══ Given information ══

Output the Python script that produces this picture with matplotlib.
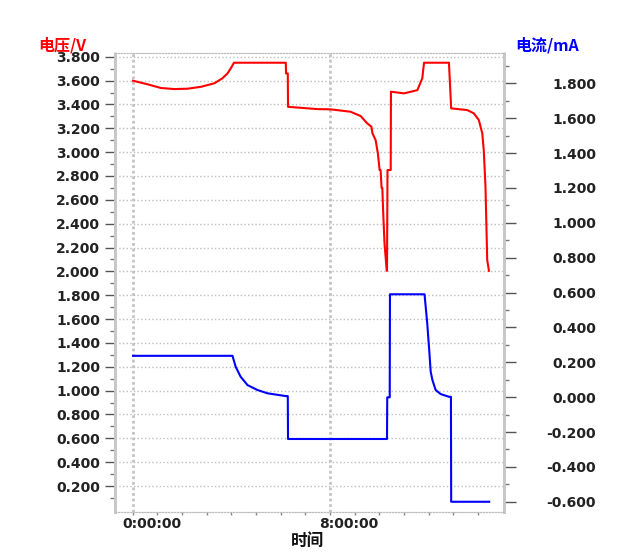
# battery test curve: voltage (top, left axis) and current (bottom, right axis)
# two y axes sharing one time axis
import matplotlib
matplotlib.use("Agg")
import matplotlib.pyplot as plt
import matplotlib.transforms as mtransforms
import numpy as np

# voltage curve, time in hours
volt_t = [0.02, 0.61, 1.15, 1.69, 2.23, 2.77, 3.31, 3.64, 3.85, 3.98, 4.11,
          6.21, 6.22, 6.29, 6.30, 6.81, 7.49, 8.02, 8.83, 9.24, 9.51, 9.68,
          9.72, 9.85, 9.94, 10.01, 10.05, 10.09, 10.12, 10.16, 10.21, 10.30,
          10.31, 10.33, 10.46, 10.47, 11.00, 11.54, 11.74, 11.81, 12.82, 12.91,
          13.56, 13.83, 14.03, 14.17, 14.23, 14.30, 14.37, 14.44]
volt_v = [3.599, 3.569, 3.538, 3.529, 3.532, 3.548, 3.577, 3.619, 3.661, 3.703, 3.750,
          3.750, 3.660, 3.660, 3.380, 3.372, 3.361, 3.359, 3.339, 3.303, 3.241, 3.213,
          3.158, 3.100, 2.990, 2.850, 2.850, 2.700, 2.700, 2.470, 2.230, 2.005,
          2.005, 2.850, 2.850, 3.507, 3.493, 3.520, 3.620, 3.750, 3.750, 3.367,
          3.353, 3.325, 3.269, 3.158, 3.018, 2.710, 2.095, 2.005]

# current curve, time in hours
curr_t = [0.02, 4.05, 4.18, 4.38, 4.66, 5.06, 5.47, 6.21, 6.29, 6.30,
          10.31, 10.32, 10.42, 10.43, 11.83, 11.94, 12.02, 12.08, 12.15, 12.28,
          12.48, 12.82, 12.90, 12.91, 14.45]
curr_i = [0.237, 0.237, 0.174, 0.117, 0.069, 0.041, 0.022, 0.006, 0.006, -0.240,
          -0.240, -0.001, -0.001, 0.590, 0.590, 0.423, 0.270, 0.146, 0.098, 0.041,
          0.018, 0.002, 0.002, -0.600, -0.600]

# tick labels
time_ticks = [0, 8]
time_labels = ["0:00:00", "8:00:00"]

cjk = ["Noto Sans CJK SC", "DejaVu Sans"]
tick_color = "#222222"
grid_color = "#bdbdbd"


def setup_axes(fig):
    ax = fig.add_axes([115 / 619, 1 - 511.7 / 556, 389 / 619, 459 / 556])
    ax2 = ax.twinx()
    return ax, ax2


def draw_curves(ax, ax2):
    ax.plot(volt_t, volt_v, color="#ff0000", lw=1.5)
    ax2.plot(curr_t, curr_i, color="#0000ff", lw=1.5)


def style_axes(fig, ax, ax2):
    ax.set_xlim(-0.71, 15.05)
    ax.set_ylim(-0.0155, 3.834)
    ax2.set_ylim(-0.657, 1.9755)

    # left axis: volts
    ax.set_yticks(np.round(np.arange(0.2, 3.81, 0.2), 1))
    ax.set_yticks(np.round(np.arange(0.1, 3.81, 0.2), 1), minor=True)
    ax.yaxis.set_major_formatter(matplotlib.ticker.FormatStrFormatter("%.3f"))
    ax.tick_params(axis="y", which="major", length=7.2, width=1, pad=3.6,
                   colors="#555555", labelcolor=tick_color, labelsize=10)
    ax.tick_params(axis="y", which="minor", length=3.6, width=1, colors="#777777")

    # right axis: mA
    ax2.set_yticks(np.round(np.arange(-0.6, 1.81, 0.2), 1))
    ax2.set_yticks(np.round(np.arange(-0.5, 1.91, 0.2), 1), minor=True)
    ax2.yaxis.set_major_formatter(matplotlib.ticker.FormatStrFormatter("%.3f"))
    ax2.tick_params(axis="y", which="major", length=8.6, width=1, pad=57.6,
                    colors="#555555", labelcolor=tick_color, labelsize=10)
    ax2.tick_params(axis="y", which="minor", length=3.6, width=1, colors="#777777")
    for lab in ax2.get_yticklabels():
        lab.set_horizontalalignment("right")
        lab.set_fontweight("bold")
    for lab in ax.get_yticklabels():
        lab.set_fontweight("bold")

    # time axis
    ax.set_xticks(time_ticks)
    ax.set_xticklabels(time_labels, fontsize=10, fontweight="bold", color=tick_color)
    ax.set_xticks(list(range(1, 15)), minor=True)
    ax.tick_params(axis="x", which="both", length=2.5, width=1, pad=1.5,
                   colors="#888888", labelcolor=tick_color)
    shift = mtransforms.ScaledTranslation(-0.105, 0, fig.dpi_scale_trans)
    for lab in ax.get_xticklabels():
        lab.set_horizontalalignment("left")
        lab.set_transform(lab.get_transform() + shift)

    # grid: horizontal lines at volt ticks, vertical lines at time ticks
    ax.grid(axis="y", which="major", color=grid_color, ls=":", lw=1)
    ax.grid(axis="x", which="major", color="#c4c4c4", ls=(0, (1, 1)), lw=2)

    for a in (ax, ax2):
        a.spines["left"].set_color("#c8c8c8")
        a.spines["right"].set_color("#c8c8c8")
        a.spines["left"].set_linewidth(2)
        a.spines["right"].set_linewidth(2)
        a.spines["left"].set_linestyle((0, (1, 1)))
        a.spines["right"].set_linestyle((0, (1, 1)))
        a.spines["top"].set_color(grid_color)
        a.spines["bottom"].set_color(grid_color)
        a.spines["top"].set_linestyle(":")
        a.spines["bottom"].set_linestyle(":")

    ax.set_xlabel("时间", family=cjk, fontsize=12, fontweight="bold", color="#111111")
    ax.xaxis.set_label_coords(0.494, -0.045)

    fig.text(38 / 619, 1 - 45 / 556, "电压/V", family=cjk, fontsize=11.5,
             fontweight="bold", color="#ff0000", ha="left", va="center")
    fig.text(515 / 619, 1 - 45 / 556, "电流/mA", family=cjk, fontsize=11.5,
             fontweight="bold", color="#0000ff", ha="left", va="center")


def main():
    fig = plt.figure(figsize=(6.19, 5.56), dpi=100)
    ax, ax2 = setup_axes(fig)
    draw_curves(ax, ax2)
    style_axes(fig, ax, ax2)
    fig.savefig("out.png", dpi=100, facecolor="white")


main()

═══

Exercise directions: Could the lines from the top of the material through the line with "import numpy as np" be repeated exactly, pictures left out?

Final answer:
Output the Python script that produces this picture with matplotlib.
# battery test curve: voltage (top, left axis) and current (bottom, right axis)
# two y axes sharing one time axis
import matplotlib
matplotlib.use("Agg")
import matplotlib.pyplot as plt
import matplotlib.transforms as mtransforms
import numpy as np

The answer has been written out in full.